Don't ever use   American Traditional Caterers.  I absolutely loved them until the day of the event when they showed up 30 minutes before the opening of the doors with excuses, burnt some of the appetizers, and then refused to refund any portion of my money after starting almost an hour late and causing guests to wait for food is unacceptable.  Excuses are all he gave.

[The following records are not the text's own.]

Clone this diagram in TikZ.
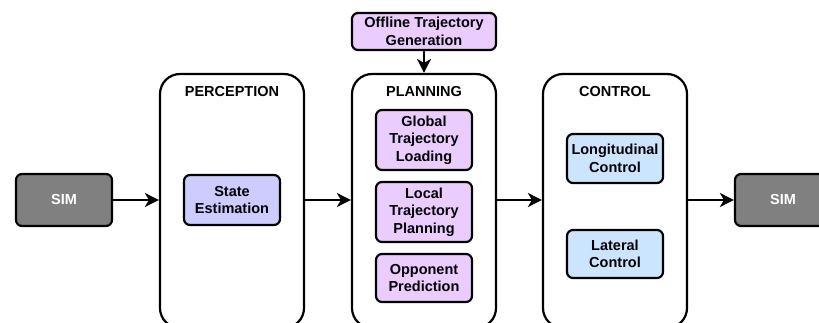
\documentclass[tikz,border=0pt]{standalone}
\usepackage{fontspec}
\setmainfont{Liberation Sans}
\usetikzlibrary{arrows.meta}
\definecolor{simgray}{HTML}{808080}
\definecolor{purplefill}{HTML}{EBCCFF}
\definecolor{stateblue}{HTML}{CCCCFF}
\definecolor{ctrlblue}{HTML}{CCE5FF}
\tikzset{
  txt/.style={font=\bfseries\fontsize{14.5}{17.5}\selectfont, align=center},
  bigbox/.style={draw=black, line width=2.2pt, rounded corners=20pt, fill=white, minimum width=144pt, minimum height=254pt},
  smallbox/.style={draw=black, line width=2.2pt, rounded corners=6pt, txt, inner sep=1pt},
  simbox/.style={smallbox, fill=simgray, text=white, minimum width=96pt, minimum height=52pt},
  planbox/.style={smallbox, fill=purplefill, minimum width=96pt},
  arr/.style={line width=2pt, -{Stealth[length=14pt,width=14pt,inset=4pt]}},
  title/.style={txt}
}
\begin{document}
\begin{tikzpicture}[x=1pt,y=-1pt]
\useasboundingbox (0,0) rectangle (819,323);
\clip (0,0) rectangle (819,323);
% big boxes
\node[bigbox] (per) at (232,201) {};
\node[bigbox] (plan) at (424,201) {};
\node[bigbox] (ctrl) at (615,201) {};
\node[title] (pertitle) at (232,92) {PERCEPTION};
\node[title] (plantitle) at (424,92) {PLANNING};
\node[title] (ctrltitle) at (615,92) {CONTROL};
% sims
\node[simbox] (sim1) at (64,200) {SIM};
\node[simbox] (sim2) at (783,200) {SIM};
% perception
\node[smallbox, fill=stateblue, minimum width=96pt, minimum height=50pt] (state) at (232,200) {State\\Estimation};
% planning
\node[planbox, minimum width=144pt, minimum height=37pt] (offline) at (424,31.5) {Offline Trajectory\\Generation};
\node[planbox, minimum height=60pt] (global) at (424,140) {Global\\Trajectory\\Loading};
\node[planbox, minimum height=60pt] (local) at (424,212) {Local\\Trajectory\\Planning};
\node[planbox, minimum height=48pt] (opp) at (424,278) {Opponent\\Prediction};
% control
\node[smallbox, fill=ctrlblue, minimum width=96pt, minimum height=49pt] (long) at (615,158.5) {Longitudinal\\Control};
\node[smallbox, fill=ctrlblue, minimum width=96pt, minimum height=48pt] (lat) at (615,254) {Lateral\\Control};
% arrows
\draw[arr] (sim1.east) -- (sim1.east -| per.west);
\draw[arr] (per.east |- sim1.east) -- (sim1.east -| plan.west);
\draw[arr] (plan.east |- sim1.east) -- (sim1.east -| ctrl.west);
\draw[arr] (ctrl.east |- sim1.east) -- (sim2.west);
\draw[arr] (offline.south) -- (plan.north);
\end{tikzpicture}
\end{document}
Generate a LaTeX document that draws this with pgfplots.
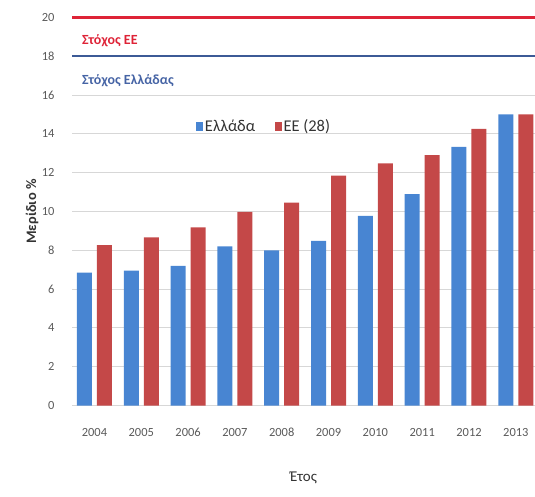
\documentclass[border=0pt]{standalone}
\usepackage{pgfplots}
\pgfplotsset{compat=1.18}
\usepackage{fontspec}
\setmainfont{Carlito}
\definecolor{barblue}{RGB}{72,133,210}
\definecolor{barred}{RGB}{196,72,72}
\definecolor{tgtred}{RGB}{222,35,55}
\definecolor{tgtblue}{RGB}{60,90,150}
\definecolor{txtblue}{RGB}{70,100,165}
\definecolor{gridgrey}{RGB}{215,215,215}
\definecolor{ticktext}{RGB}{90,90,90}
\begin{document}
\begin{tikzpicture}
\useasboundingbox (-72bp,-91.5bp) rectangle (463bp,405.5bp);
\begin{axis}[
  at={(0,0)}, anchor=south west,
  scale only axis, width=463bp, height=388bp,
  xmin=-0.48, xmax=9.41, ymin=0, ymax=20,
  ybar, bar width=15bp,
  xtick={0,...,9},
  xticklabels={2004,2005,2006,2007,2008,2009,2010,2011,2012,2013},
  ytick={0,2,...,20},
  ymajorgrids, grid style={gridgrey, line width=1.1pt},
  axis line style={draw=none},
  major tick length=0,
  /pgf/number format/assume math mode=true,
  ticklabel style={font=\fontsize{12.5}{14}\selectfont, text=ticktext},
  yticklabel style={xshift=-14bp},
  xticklabel style={yshift=-19bp},
  ylabel={\textbf{Μερίδιο \%}},
  ylabel style={at={(axis description cs:-0.0864,0.5)}, anchor=center, font=\fontsize{14.5}{16}\selectfont, text=black!80},
  xlabel={Έτος},
  xlabel style={at={(axis description cs:0.5,0)}, yshift=-72bp, anchor=center, font=\fontsize{15}{17}\selectfont, text=black!80},
  legend columns=2,
  legend style={draw=none, fill=none, at={(rel axis cs:0.262,0.72)}, anchor=west,
    font=\fontsize{16.5}{18}\selectfont, text=black!80,
    /tikz/every even column/.append style={column sep=18bp}},
  legend image code/.code={\fill[#1] (0bp,-4.5bp) rectangle (6.5bp,4.5bp);},
  clip=false,
]
\addplot[fill=barblue, draw=none, bar shift=-10bp] coordinates {
(0,6.85) (1,6.95) (2,7.2) (3,8.2) (4,8.0) (5,8.48) (6,9.78) (7,10.9) (8,13.33) (9,15.0)};
\addlegendentry{Ελλάδα}
\addplot[fill=barred, draw=none, bar shift=10bp] coordinates {
(0,8.27) (1,8.67) (2,9.18) (3,9.98) (4,10.46) (5,11.85) (6,12.48) (7,12.9) (8,14.26) (9,15.0)};
\addlegendentry{ΕΕ (28)}
\addplot[sharp plot, tgtred, line width=2.4pt, forget plot] coordinates {(-0.48,20) (9.41,20)};
\addplot[sharp plot, tgtblue, line width=2.4pt, forget plot] coordinates {(-0.48,18) (9.41,18)};
\node[anchor=west, text=tgtred, font=\bfseries\fontsize{14}{16}\selectfont] at (axis cs:-0.34,18.8) {Στόχος ΕΕ};
\node[anchor=west, text=txtblue, font=\bfseries\fontsize{14}{16}\selectfont] at (axis cs:-0.34,16.75) {Στόχος Ελλάδας};
\end{axis}
\end{tikzpicture}
\end{document}
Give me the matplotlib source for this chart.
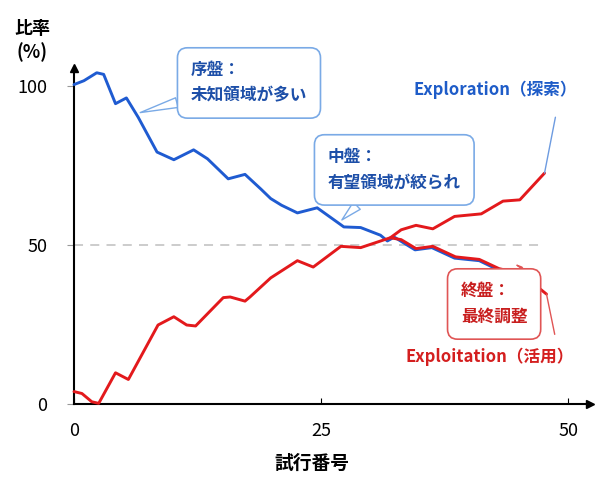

There was a classmate from her high school days, neighbors, colleagues from work, church, sorority and service organizations,  friends and a host of family members who paused to give my momma her flowers in the joy and grace of her life.  She was gracious and moved everyone with her heartfelt thank you at the end.  It was a great day.  I am proud and happy.  I feel like I have come full circle with my mother, not a small feat.  To make peace with your mother....to heal, to love and fully appreciate a mothers love is key.  I think I have finally unlocked the mystery of love.  Interesting to see what happens next. 

Thursday, May 12, 2011

188

Coughed all day in bed all night.  Highly medicated and so much to do but realizing that I must figure out a way to not  "oooo I can't wait til this party is over" and connect with the spirit of why I decided to throw the party in the first place and know that the most important thing has already occurred.  I have bought people together to celebrate an amazing woman, my mom.  She is an incredible human being and I am so grateful for this time we have together.  My life has come full circle and I can see the blessings and foundation of my past and  am ready to soar, I was built to soar.  I owe it to myself and my family to soar.  So I pray for rest so that I can joyfully celebrate my moms life! 

Wednesday, May 11, 2011

187

A good nights rest does wonders for a weary soul.  Now to begin visualizing the life I will be living.  I am living it now. 

Tuesday, May 10, 2011

186

I am feeling a bit overwhelmed.  Breathe.  Breathe.  Find your center and breathe. 

Sunday, May 8, 2011

Friday, May 6, 2011

183

TODAYS LESSON

Trust yourself more.
Do something that scares you everyday.  

Tuesday, May 3, 2011

Healing in Progress 181 of 365

This one is gonna be quick.  I am tired and haven't really been blogging everyday!  Oh my!  I am having a garage sale saturday, oh my so much energy moving about.  Ready to shed the past and still hold on to precious memories.  I know there is a way to do both.  The past keeps coming forward and my question is a complicated one.  I know the answer is probably simpler than it seems.  AS I write this I know the answer.  It is simple, follow your heart.  The following out this simple instruction is where the complications come in.  I simply am ready to close doors of painful pasts; hurts, betrayals, anger, confusion (no not all of it but I am talking about that part of it) and welcome love.  I heard the instruction today; just chill, wait for the clearing, be patient, clear, clean, sing.  There is a restlessness in this house, from the opening of attics, boxes, pictures, the moving of 40 year old furniture.  Maybe some prayers and sage are in order.  Healing in progress.